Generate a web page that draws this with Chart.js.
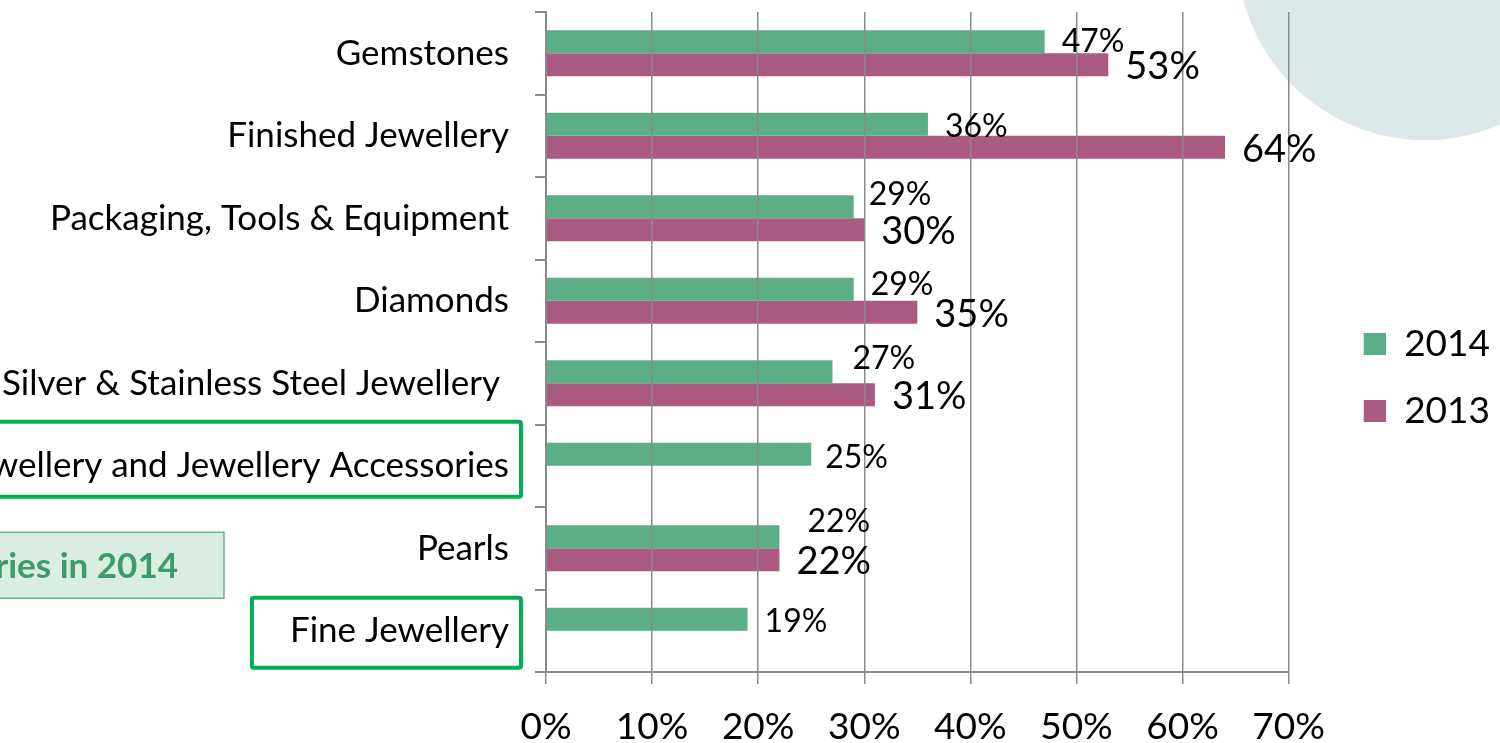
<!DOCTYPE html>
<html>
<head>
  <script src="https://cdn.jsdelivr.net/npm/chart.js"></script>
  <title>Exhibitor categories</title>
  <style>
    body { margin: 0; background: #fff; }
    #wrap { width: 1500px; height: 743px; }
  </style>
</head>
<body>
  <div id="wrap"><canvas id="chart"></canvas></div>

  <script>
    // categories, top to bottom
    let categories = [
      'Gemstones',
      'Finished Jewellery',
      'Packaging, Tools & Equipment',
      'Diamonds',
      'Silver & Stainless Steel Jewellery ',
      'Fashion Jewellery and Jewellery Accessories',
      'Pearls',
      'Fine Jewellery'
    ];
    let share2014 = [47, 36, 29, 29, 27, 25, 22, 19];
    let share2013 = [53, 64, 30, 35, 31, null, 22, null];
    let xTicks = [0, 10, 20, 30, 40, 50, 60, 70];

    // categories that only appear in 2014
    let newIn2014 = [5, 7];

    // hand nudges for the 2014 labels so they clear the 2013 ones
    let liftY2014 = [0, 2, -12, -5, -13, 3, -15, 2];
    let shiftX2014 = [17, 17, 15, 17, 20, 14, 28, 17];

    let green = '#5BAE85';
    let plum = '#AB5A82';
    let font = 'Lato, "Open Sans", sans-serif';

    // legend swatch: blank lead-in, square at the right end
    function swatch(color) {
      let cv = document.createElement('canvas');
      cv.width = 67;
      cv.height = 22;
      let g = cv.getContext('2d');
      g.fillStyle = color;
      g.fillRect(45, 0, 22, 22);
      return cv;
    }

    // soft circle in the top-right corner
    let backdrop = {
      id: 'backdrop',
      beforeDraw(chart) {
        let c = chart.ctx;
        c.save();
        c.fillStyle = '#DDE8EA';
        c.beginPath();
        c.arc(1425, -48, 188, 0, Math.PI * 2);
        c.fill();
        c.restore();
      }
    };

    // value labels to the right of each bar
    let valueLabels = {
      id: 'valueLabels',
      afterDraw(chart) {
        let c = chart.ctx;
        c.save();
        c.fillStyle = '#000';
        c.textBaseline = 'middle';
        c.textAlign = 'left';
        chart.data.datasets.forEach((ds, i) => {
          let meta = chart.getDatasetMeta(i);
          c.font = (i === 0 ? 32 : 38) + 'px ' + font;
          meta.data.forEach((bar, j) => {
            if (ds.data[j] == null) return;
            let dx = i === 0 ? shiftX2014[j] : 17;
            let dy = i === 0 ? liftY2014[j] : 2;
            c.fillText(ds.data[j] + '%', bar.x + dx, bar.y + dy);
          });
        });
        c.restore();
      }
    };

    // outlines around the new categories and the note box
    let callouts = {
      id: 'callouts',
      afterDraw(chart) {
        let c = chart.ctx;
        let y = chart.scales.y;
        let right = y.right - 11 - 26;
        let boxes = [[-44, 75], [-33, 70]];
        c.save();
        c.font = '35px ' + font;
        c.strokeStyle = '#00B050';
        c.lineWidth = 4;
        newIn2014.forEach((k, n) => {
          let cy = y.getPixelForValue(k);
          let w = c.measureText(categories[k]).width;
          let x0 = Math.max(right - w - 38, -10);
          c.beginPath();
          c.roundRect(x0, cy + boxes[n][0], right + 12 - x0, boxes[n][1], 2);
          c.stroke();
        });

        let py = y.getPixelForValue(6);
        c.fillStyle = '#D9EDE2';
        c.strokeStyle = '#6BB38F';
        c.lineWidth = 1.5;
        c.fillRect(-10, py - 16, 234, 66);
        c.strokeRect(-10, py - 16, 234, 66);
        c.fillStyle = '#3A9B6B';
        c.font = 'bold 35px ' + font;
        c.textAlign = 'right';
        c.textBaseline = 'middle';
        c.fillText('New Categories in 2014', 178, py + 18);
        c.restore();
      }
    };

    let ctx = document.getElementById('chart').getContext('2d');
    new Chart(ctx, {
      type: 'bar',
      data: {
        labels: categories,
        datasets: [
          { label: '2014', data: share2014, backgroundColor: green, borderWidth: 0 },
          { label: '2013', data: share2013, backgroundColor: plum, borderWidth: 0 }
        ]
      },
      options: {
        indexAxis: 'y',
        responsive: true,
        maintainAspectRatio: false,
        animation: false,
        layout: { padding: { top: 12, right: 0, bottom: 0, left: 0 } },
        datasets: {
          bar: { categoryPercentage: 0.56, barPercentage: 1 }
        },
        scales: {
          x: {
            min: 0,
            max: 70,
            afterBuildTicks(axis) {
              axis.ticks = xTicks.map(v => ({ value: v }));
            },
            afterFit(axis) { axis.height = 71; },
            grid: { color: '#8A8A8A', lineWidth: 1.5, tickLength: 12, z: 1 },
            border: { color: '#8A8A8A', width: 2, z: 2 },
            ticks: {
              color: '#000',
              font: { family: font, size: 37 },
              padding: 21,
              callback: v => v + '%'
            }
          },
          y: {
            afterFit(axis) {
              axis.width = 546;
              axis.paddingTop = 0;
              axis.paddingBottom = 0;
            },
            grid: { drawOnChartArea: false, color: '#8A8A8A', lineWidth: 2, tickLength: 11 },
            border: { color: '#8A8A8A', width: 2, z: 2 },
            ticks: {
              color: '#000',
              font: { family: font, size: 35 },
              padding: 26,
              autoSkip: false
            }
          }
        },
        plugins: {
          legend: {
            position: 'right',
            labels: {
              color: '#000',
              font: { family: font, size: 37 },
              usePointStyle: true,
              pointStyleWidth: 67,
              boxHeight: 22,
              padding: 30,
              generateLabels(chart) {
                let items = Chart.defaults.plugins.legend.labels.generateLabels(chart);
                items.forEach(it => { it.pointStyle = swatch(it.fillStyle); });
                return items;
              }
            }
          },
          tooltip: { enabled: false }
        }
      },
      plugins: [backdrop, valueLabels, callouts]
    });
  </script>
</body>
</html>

**EXERCISE GOAL**:
Your task is to restate word for word the lines from the top of the data to the line containing "let xTicks = [0, 10, 20, 30, 40, 50, 60, 70];", both ends included, with every picture left out.

**SOLUTION FOR THIS EXERCISE**:
Generate a web page that draws this with Chart.js.
<!DOCTYPE html>
<html>
<head>
  <script src="https://cdn.jsdelivr.net/npm/chart.js"></script>
  <title>Exhibitor categories</title>
  <style>
    body { margin: 0; background: #fff; }
    #wrap { width: 1500px; height: 743px; }
  </style>
</head>
<body>
  <div id="wrap"><canvas id="chart"></canvas></div>

  <script>
    // categories, top to bottom
    let categories = [
      'Gemstones',
      'Finished Jewellery',
      'Packaging, Tools & Equipment',
      'Diamonds',
      'Silver & Stainless Steel Jewellery ',
      'Fashion Jewellery and Jewellery Accessories',
      'Pearls',
      'Fine Jewellery'
    ];
    let share2014 = [47, 36, 29, 29, 27, 25, 22, 19];
    let share2013 = [53, 64, 30, 35, 31, null, 22, null];
    let xTicks = [0, 10, 20, 30, 40, 50, 60, 70];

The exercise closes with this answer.